> **WRITTEN PROBLEM**
Using the listing below, please print exactly the lines from the one with "Output the Python" through the one with "px_per_x = (frame_right". Leave out every picture.

>> START RAW RECORDS

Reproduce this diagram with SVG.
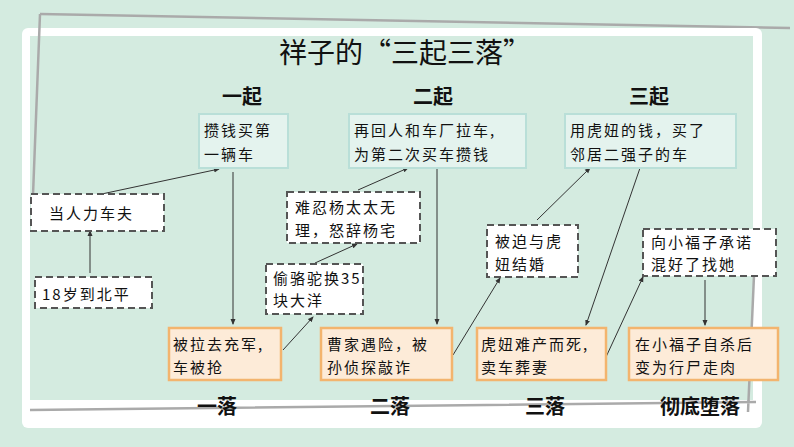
<svg xmlns="http://www.w3.org/2000/svg" width="794" height="447" viewBox="0 0 794 447">
<style>
.h{font:bold 20px "Noto Sans CJK SC",sans-serif;fill:#111;text-anchor:middle}
.t{font:15px "Noto Sans CJK SC",sans-serif;fill:#111;letter-spacing:2px}
.b{fill:#e4f3ee;stroke:#b9dfd8;stroke-width:2}
.d{fill:#fff;stroke:#555;stroke-width:2;stroke-dasharray:7 4}
.o{fill:#fdebd8;stroke:#f3b46e;stroke-width:2.5}
.c line{stroke:#333;stroke-width:1;marker-end:url(#a)}
</style>
<defs><marker id="a" markerWidth="6" markerHeight="6" refX="5" refY="3" orient="auto" markerUnits="userSpaceOnUse"><path d="M0,0.5 L6,3 L0,5.5z" fill="#333"/></marker></defs>
<rect width="794" height="447" fill="#d4ebe0"/>
<path d="M40,14 L790,28" stroke="#aaa" stroke-width="2.5" fill="none"/>
<rect x="22" y="28" width="740" height="400" rx="6" fill="#fff"/>
<rect x="30" y="36" width="723" height="364" fill="#d4ebe0"/>
<path d="M40,14 L33,195 M30,410 L756,402 M756,230 L748,412" stroke="#aaa" stroke-width="2.5" fill="none"/>
<text x="405" y="63" style="font:28px 'Noto Sans CJK SC',sans-serif;fill:#111" text-anchor="middle">祥子的“三起三落”</text>
<g id="headings">
<text class="h" x="242" y="104">一起</text><text class="h" x="433" y="104">二起</text><text class="h" x="649" y="104">三起</text>
<text class="h" x="217" y="414">一落</text><text class="h" x="390" y="414">二落</text><text class="h" x="545" y="414">三落</text><text class="h" x="700" y="414">彻底堕落</text>
</g>
<g class="c" id="connectors">
<line x1="97" y1="195" x2="219" y2="169"/>
<line x1="90" y1="273" x2="90" y2="231"/>
<line x1="233" y1="172" x2="233" y2="324"/>
<line x1="283" y1="350" x2="313" y2="317"/>
<line x1="315" y1="263" x2="357" y2="244"/>
<line x1="358" y1="190" x2="408" y2="168"/>
<line x1="437" y1="168" x2="437" y2="324"/>
<line x1="453" y1="355" x2="500" y2="278"/>
<line x1="537" y1="220" x2="590" y2="168"/>
<line x1="640" y1="168" x2="586" y2="325"/>
<line x1="606" y1="357" x2="643" y2="277"/>
<line x1="705" y1="280" x2="705" y2="325"/>
</g>
<g id="n1"><rect class="b" x="199" y="114" width="89" height="54"/><text class="t" x="204" y="136">攒钱买第</text><text class="t" x="204" y="160">一辆车</text></g>
<g id="n2"><rect class="b" x="349" y="114" width="177" height="54"/><text class="t" x="354" y="136">再回人和车厂拉车,</text><text class="t" x="354" y="160">为第二次买车攒钱</text></g>
<g id="n3"><rect class="b" x="565" y="114" width="171" height="54"/><text class="t" x="570" y="136">用虎妞的钱，买了</text><text class="t" x="570" y="160">邻居二强子的车</text></g>
<g id="n4"><rect class="d" x="31" y="194" width="133" height="37"/><text class="t" x="49" y="219">当人力车夫</text></g>
<g id="n5"><rect class="d" x="35" y="277" width="117" height="31"/><text class="t" x="42" y="300">18岁到北平</text></g>
<g id="n6"><rect class="d" x="287" y="192" width="133" height="51"/><text class="t" x="295" y="213">难忍杨太太无</text><text class="t" x="295" y="236">理，怒辞杨宅</text></g>
<g id="n7"><rect class="d" x="266" y="264" width="97" height="50"/><text class="t" x="273" y="284">偷骆驼换35</text><text class="t" x="273" y="306">块大洋</text></g>
<g id="n8"><rect class="d" x="487" y="225" width="91" height="52"/><text class="t" x="495" y="247">被迫与虎</text><text class="t" x="495" y="270">妞结婚</text></g>
<g id="n9"><rect class="d" x="643" y="229" width="133" height="47"/><text class="t" x="651" y="248">向小福子承诺</text><text class="t" x="651" y="270">混好了找她</text></g>
<g id="n10"><rect class="o" x="169" y="328" width="112" height="52"/><text class="t" x="173" y="350">被拉去充军,</text><text class="t" x="173" y="373">车被抢</text></g>
<g id="n11"><rect class="o" x="321" y="328" width="131" height="52"/><text class="t" x="327" y="350">曹家遇险，被</text><text class="t" x="327" y="373">孙侦探敲诈</text></g>
<g id="n12"><rect class="o" x="477" y="328" width="129" height="52"/><text class="t" x="481" y="350">虎妞难产而死,</text><text class="t" x="481" y="373">卖车葬妻</text></g>
<g id="n13"><rect class="o" x="629" y="328" width="149" height="52"/><text class="t" x="635" y="350">在小福子自杀后</text><text class="t" x="635" y="373">变为行尸走肉</text></g>
</svg>
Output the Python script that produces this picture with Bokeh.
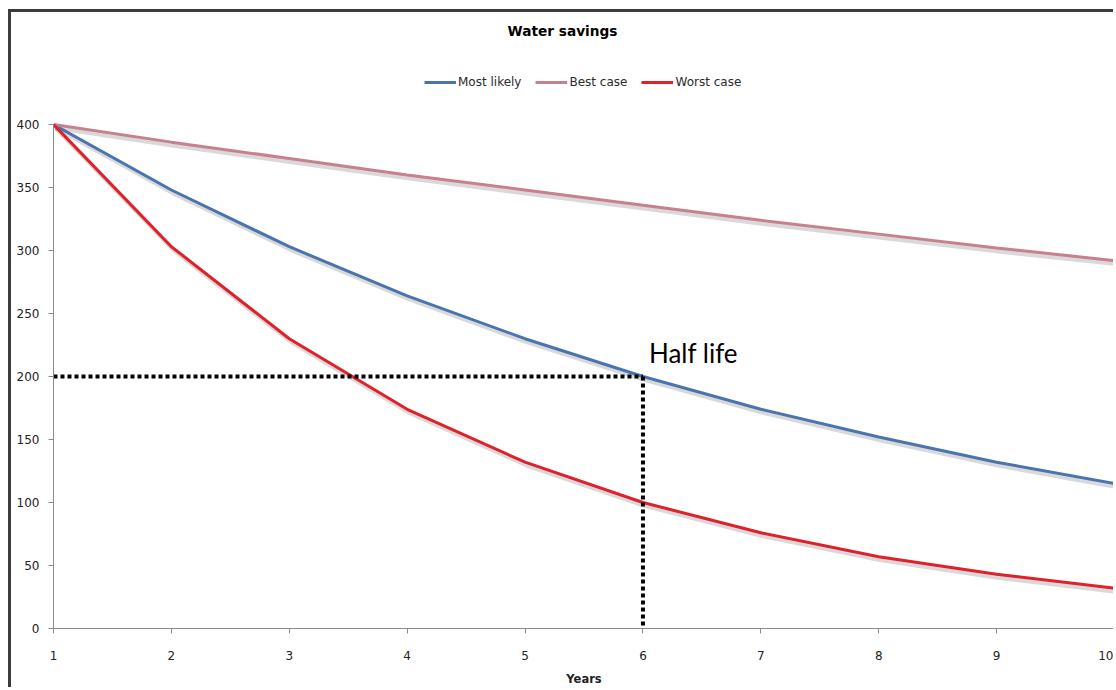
from bokeh.plotting import figure
from bokeh.models import Range1d, FixedTicker, Legend, LegendItem, Label
from bokeh.embed import file_html
from bokeh.resources import INLINE

# ---- data ----
years = [1, 2, 3, 4, 5, 6, 7, 8, 9, 10]
most_likely = [400, 348, 303, 264, 230, 200, 174, 152, 132, 115]
best_case = [400, 386, 373, 360, 348, 336, 324, 313, 302, 292]
worst_case = [400, 303, 230, 174, 132, 100, 76, 57, 43, 32]
y_ticks = [0, 50, 100, 150, 200, 250, 300, 350, 400]
x_ticks = years
half_life_year = 6
half_value = 200
start_year = 1
y_min, y_max = 0, 400

FONT = "DejaVu Sans"

# ---- layout (pixels) ----
W, H = 1105, 678            # canvas (page offset 11, 12 by margin + border)
frame_left, frame_right = 42, 1103
axis_top_px = 112           # where y_max sits, from canvas top
frame_bottom_px = 616
plot_h = frame_bottom_px - axis_top_px
frame_h = frame_bottom_px   # frame extends up to canvas top
px_per_y = plot_h / (y_max - y_min)
y_top = y_min + frame_h / px_per_y
px_per_x = (frame_right - frame_left) / (x_ticks[-1] - x_ticks[0])

p = figure(width=W, height=H, output_backend="svg", toolbar_location=None,
           x_range=Range1d(x_ticks[0], x_ticks[-1]), y_range=Range1d(y_min, y_top),
           min_border_left=frame_left, min_border_right=W - frame_right,
           min_border_top=0, min_border_bottom=H - frame_bottom_px,
           margin=(9, 0, 0, 8),
           styles={"border-top": "3px solid #3c3c3c", "border-left": "3px solid #3c3c3c"})
p.outline_line_color = None
p.xgrid.visible = False
p.ygrid.visible = False
p.background_fill_color = "white"
p.border_fill_color = "white"
p.title.text = ""

# title as label (centre at canvas x=551, y=18)
p.add_layout(Label(x=x_ticks[0] + (551 - frame_left) / px_per_x,
                   y=y_min + (frame_bottom_px - 18) / px_per_y,
                   text="Water savings", text_align="center", text_baseline="middle",
                   text_font=FONT, text_font_size="13.7px", text_font_style="bold",
                   text_color="#000000"))

# shadows
sh_dx = 0.02
sh_dy = -2.5
for ys in (best_case, most_likely, worst_case):
    p.line([x + sh_dx for x in years], [y + sh_dy for y in ys],
           line_color="#000000", line_alpha=0.15, line_width=5)

r_ml = p.line(years, most_likely, line_color="#4A74B0", line_width=3)
r_bc = p.line(years, best_case, line_color="#C8808F", line_width=3)
r_wc = p.line(years, worst_case, line_color="#E0202A", line_width=3)

# half-life markers
p.line([start_year, half_life_year], [half_value, half_value],
       line_color="black", line_width=4, line_dash="4 3")
p.line([half_life_year, half_life_year], [half_value, y_min],
       line_color="black", line_width=4, line_dash="4 3")
p.add_layout(Label(x=half_life_year, y=half_value, text="Half life",
                   x_offset=6, y_offset=8, text_font="Lato", text_font_size="26px",
                   text_color="black", text_baseline="bottom"))

legend = Legend(items=[LegendItem(label="Most likely", renderers=[r_ml]),
                       LegendItem(label="Best case", renderers=[r_bc]),
                       LegendItem(label="Worst case", renderers=[r_wc])],
                orientation="horizontal",
                location=(413 - frame_left, frame_bottom_px - 70 - 7),
                label_text_font=FONT, label_text_font_size="12px",
                label_text_color="#2a2a2a", glyph_width=32, glyph_height=14,
                label_height=14, label_standoff=2, spacing=14, padding=0, margin=0,
                border_line_color=None, background_fill_alpha=0)
p.add_layout(legend)

for ax in (p.xaxis[0], p.yaxis[0]):
    ax.axis_line_color = "#8a8a8a"
    ax.major_tick_line_color = "#8a8a8a"
    ax.minor_tick_line_color = None
    ax.major_tick_in = 0
    ax.major_tick_out = 5
    ax.major_label_text_font = FONT
    ax.major_label_text_font_size = "12px"
    ax.major_label_text_color = "#222222"

p.yaxis[0].bounds = (y_min, y_max)
p.xaxis[0].ticker = FixedTicker(ticks=x_ticks)
p.yaxis[0].ticker = FixedTicker(ticks=y_ticks)
p.xaxis[0].major_label_standoff = 17
p.yaxis[0].major_label_standoff = 9
p.xaxis[0].axis_label = "Years"
p.xaxis[0].axis_label_text_font = FONT
p.xaxis[0].axis_label_text_font_size = "11.5px"
p.xaxis[0].axis_label_text_font_style = "bold"
p.xaxis[0].axis_label_text_color = "#222222"
p.xaxis[0].axis_label_standoff = 9

open("out.html", "w").write(file_html(p, INLINE))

>> END RAW RECORDS

> **SOLUTION**
Output the Python script that produces this picture with Bokeh.
from bokeh.plotting import figure
from bokeh.models import Range1d, FixedTicker, Legend, LegendItem, Label
from bokeh.embed import file_html
from bokeh.resources import INLINE

# ---- data ----
years = [1, 2, 3, 4, 5, 6, 7, 8, 9, 10]
most_likely = [400, 348, 303, 264, 230, 200, 174, 152, 132, 115]
best_case = [400, 386, 373, 360, 348, 336, 324, 313, 302, 292]
worst_case = [400, 303, 230, 174, 132, 100, 76, 57, 43, 32]
y_ticks = [0, 50, 100, 150, 200, 250, 300, 350, 400]
x_ticks = years
half_life_year = 6
half_value = 200
start_year = 1
y_min, y_max = 0, 400

FONT = "DejaVu Sans"

# ---- layout (pixels) ----
W, H = 1105, 678            # canvas (page offset 11, 12 by margin + border)
frame_left, frame_right = 42, 1103
axis_top_px = 112           # where y_max sits, from canvas top
frame_bottom_px = 616
plot_h = frame_bottom_px - axis_top_px
frame_h = frame_bottom_px   # frame extends up to canvas top
px_per_y = plot_h / (y_max - y_min)
y_top = y_min + frame_h / px_per_y
px_per_x = (frame_right - frame_left) / (x_ticks[-1] - x_ticks[0])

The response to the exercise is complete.